As you can see, mitigating her opinions in the face of an arbitrary trial and all-too probable execution didn’t go well with Olympe’s personality, so her destiny was indeed tragic. In that sense, she was very much a woman of her times (while her ideas made her so avant-garde), as we don’t easily understand that level of idealism nowadays (she could have escaped if only she’d kept quiet and remained away from Paris, but no, she had to return and print out some libels to denounce Terror’s oppression). We can hardly imagine how she’d have made it to the Napoleon reign.
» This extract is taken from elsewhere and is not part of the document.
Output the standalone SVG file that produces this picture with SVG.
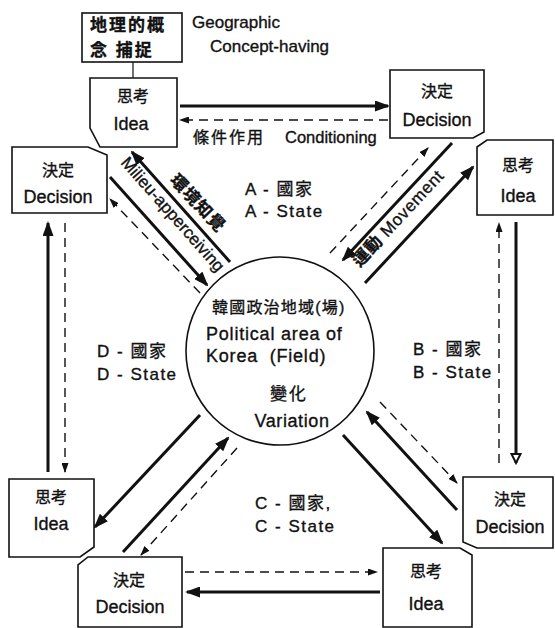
<svg xmlns="http://www.w3.org/2000/svg" width="555" height="628" viewBox="0 0 555 628">
<style>
text{font-family:"Liberation Sans","Noto Sans CJK KR","Noto Sans CJK TC",sans-serif;fill:#111;stroke:#111;stroke-width:0.35px}
.lb{font-size:18px;text-anchor:middle}
.ck{font-size:16px;text-anchor:middle}
.st{font-size:17px;letter-spacing:1.5px}
.box{fill:#fff;stroke:#111;stroke-width:1.6}
.sol{fill:none;stroke:#111;stroke-width:3}
.das{fill:none;stroke:#111;stroke-width:1.4;stroke-dasharray:9 6}
</style>
<defs>
<marker id="ah" markerUnits="userSpaceOnUse" markerWidth="15" markerHeight="11" viewBox="0 0 15 11" refX="13" refY="5.5" orient="auto"><path d="M0,0 L15,5.5 L0,11 z" fill="#111"/></marker>
<marker id="ad" markerUnits="userSpaceOnUse" markerWidth="10" markerHeight="7" viewBox="0 0 10 7" refX="9" refY="3.5" orient="auto"><path d="M0,0 L10,3.5 L0,7 z" fill="#111"/></marker>
<marker id="ao" markerUnits="userSpaceOnUse" markerWidth="12" markerHeight="12" viewBox="0 0 12 12" refX="10" refY="6" orient="auto"><path d="M1,1.5 L10,6 L1,10.5 z" fill="#fff" stroke="#111" stroke-width="2"/></marker>
</defs>

<g id="connectors">
<line class="sol" x1="133" y1="62" x2="133" y2="78" style="stroke-width:1.2"/>
<line class="sol" x1="180" y1="106" x2="388" y2="106" marker-end="url(#ah)"/>
<line class="das" x1="388" y1="120" x2="180" y2="120" marker-end="url(#ad)"/>
<line class="sol" x1="230" y1="262" x2="132" y2="152" marker-end="url(#ah)"/>
<line class="sol" x1="110" y1="177" x2="207" y2="285" marker-end="url(#ah)"/>
<line class="das" x1="200" y1="293" x2="110" y2="199" marker-end="url(#ad)"/>
<line class="sol" x1="452" y1="143" x2="343" y2="260" marker-end="url(#ah)"/>
<line class="sol" x1="365" y1="283" x2="473" y2="167" marker-end="url(#ah)"/>
<line class="das" x1="330" y1="253" x2="428" y2="148" marker-end="url(#ad)"/>
<line class="sol" x1="48" y1="472" x2="48" y2="223" marker-end="url(#ah)"/>
<line class="das" x1="65" y1="223" x2="65" y2="472" marker-end="url(#ad)"/>
<line class="sol" x1="516" y1="222" x2="516" y2="463" marker-end="url(#ao)"/>
<line class="das" x1="499" y1="463" x2="499" y2="223" marker-end="url(#ad)"/>
<line class="sol" x1="200" y1="415" x2="95" y2="527" marker-end="url(#ah)"/>
<line class="sol" x1="123" y1="552" x2="228" y2="438" marker-end="url(#ah)"/>
<line class="das" x1="237" y1="448" x2="141" y2="555" marker-end="url(#ad)"/>
<line class="sol" x1="457" y1="510" x2="367" y2="412" marker-end="url(#ah)"/>
<line class="sol" x1="343" y1="435" x2="442" y2="543" marker-end="url(#ah)"/>
<line class="das" x1="380" y1="402" x2="457" y2="483" marker-end="url(#ad)"/>
<line class="das" x1="185" y1="572" x2="377" y2="572" marker-end="url(#ad)"/>
<line class="sol" x1="380" y1="592" x2="187" y2="592" marker-end="url(#ah)"/>
</g>

<g id="geo">
<rect class="box" x="82" y="13" width="100" height="49"/>
<text x="90" y="31" style="font-size:17px;letter-spacing:2px;font-weight:bold">地理的概</text>
<text x="90" y="56" style="font-size:17px;letter-spacing:2px;font-weight:bold">念 捕捉</text>
<text x="192" y="28" style="font-size:17px">Geographic</text>
<text x="210" y="52" style="font-size:17px">Concept-having</text>
</g>

<g id="idea-a">
<path class="box" d="M90,78 H177 V147 H100 L90,128 Z"/>
<text class="ck" x="133" y="102">思考</text>
<text class="lb" x="131" y="130">Idea</text>
</g>

<g id="decision-a">
<path class="box" d="M390,70 H484 V132 L473,138 H390 Z"/>
<text class="ck" x="437" y="97">決定</text>
<text class="lb" x="437" y="126">Decision</text>
</g>

<g id="cond-label">
<text x="193" y="143" style="font-size:16px;letter-spacing:2px">條件作用</text>
<text x="285" y="143" style="font-size:16.5px">Conditioning</text>
</g>

<g id="idea-b">
<path class="box" d="M477,147 L487,140 H553 V215 H477 Z"/>
<text class="ck" x="518" y="171">思考</text>
<text class="lb" x="518" y="202">Idea</text>
</g>

<g id="decision-d">
<path class="box" d="M12,147 H88 L107,155 V213 H12 Z"/>
<text class="ck" x="58" y="176">決定</text>
<text class="lb" x="58" y="203">Decision</text>
</g>

<g id="labels-rot">
<g transform="translate(198,203) rotate(47)"><text x="0" y="6" style="font-size:17px;font-weight:bold;text-anchor:middle;letter-spacing:1px">環境知覺</text></g>
<g transform="translate(173,214) rotate(48.5)"><text x="0" y="6" style="font-size:17px;text-anchor:middle">Milieu-apperceiving</text></g>
<g transform="translate(398,218) rotate(-47)"><text x="0" y="6" style="font-size:17px;text-anchor:middle;letter-spacing:0.6px"><tspan style="font-weight:bold">運動</tspan> Movement</text></g>
</g>

<g id="state-labels">
<text class="st" x="245" y="195">A - 國家</text>
<text class="st" x="245" y="217">A - State</text>
<text class="st" x="413" y="355">B - 國家</text>
<text class="st" x="413" y="378">B - State</text>
<text class="st" x="255" y="509">C - 國家,</text>
<text class="st" x="255" y="532">C - State</text>
<text class="st" x="97" y="357">D - 國家</text>
<text class="st" x="97" y="380">D - State</text>
</g>

<g id="field">
<circle cx="280" cy="351" r="94" fill="#fff" stroke="#111" stroke-width="1.6"/>
<text x="212" y="313" style="font-size:16px;letter-spacing:1.2px">韓國政治地域(場)</text>
<text x="206" y="340" style="font-size:18px;letter-spacing:0.8px">Political area of</text>
<text x="206" y="362" style="font-size:18px;letter-spacing:0.8px" xml:space="preserve">Korea  (Field)</text>
<text x="289" y="400" style="font-size:17px;text-anchor:middle;letter-spacing:2px">變化</text>
<text x="292" y="427" style="font-size:18px;text-anchor:middle;letter-spacing:0.6px">Variation</text>
</g>

<g id="idea-d">
<path class="box" d="M9,479 H94 V547 L80,557 H9 Z"/>
<text class="ck" x="51" y="503">思考</text>
<text class="lb" x="51" y="530">Idea</text>
</g>

<g id="decision-c">
<path class="box" d="M88,557 H182 V627 H78 V565 Z"/>
<text class="ck" x="129" y="586">決定</text>
<text class="lb" x="130" y="613">Decision</text>
</g>

<g id="idea-c">
<path class="box" d="M383,548 H460 L472,555 V627 H383 Z"/>
<text class="ck" x="426" y="577">思考</text>
<text class="lb" x="426" y="610">Idea</text>
</g>

<g id="decision-b">
<path class="box" d="M463,477 H553 V548 H477 L463,542 Z"/>
<text class="ck" x="510" y="505">決定</text>
<text class="lb" x="510" y="533">Decision</text>
</g>
</svg>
The black-and-white design seems at first naive enough, in the tradition of the Belgian “ligne claire”, but don’t be fooled: Catel and Bocquet managed to recreate a complete society, complete with anonymous people and famous thinkers and political figures of the Revolution (the book is full of biographical notes at the end about each of them). That period is so complex in French history that in many books I read before, my eyes glazed over in the rapid succession of cliques seizing power over others, but Catel and Bocquet make it clear enough and reduce it at human level, so that we better grasp what Olympe get incensed and so passionate about. In a less personal way it should be compared with Marianne Satrapi’s Persepolis.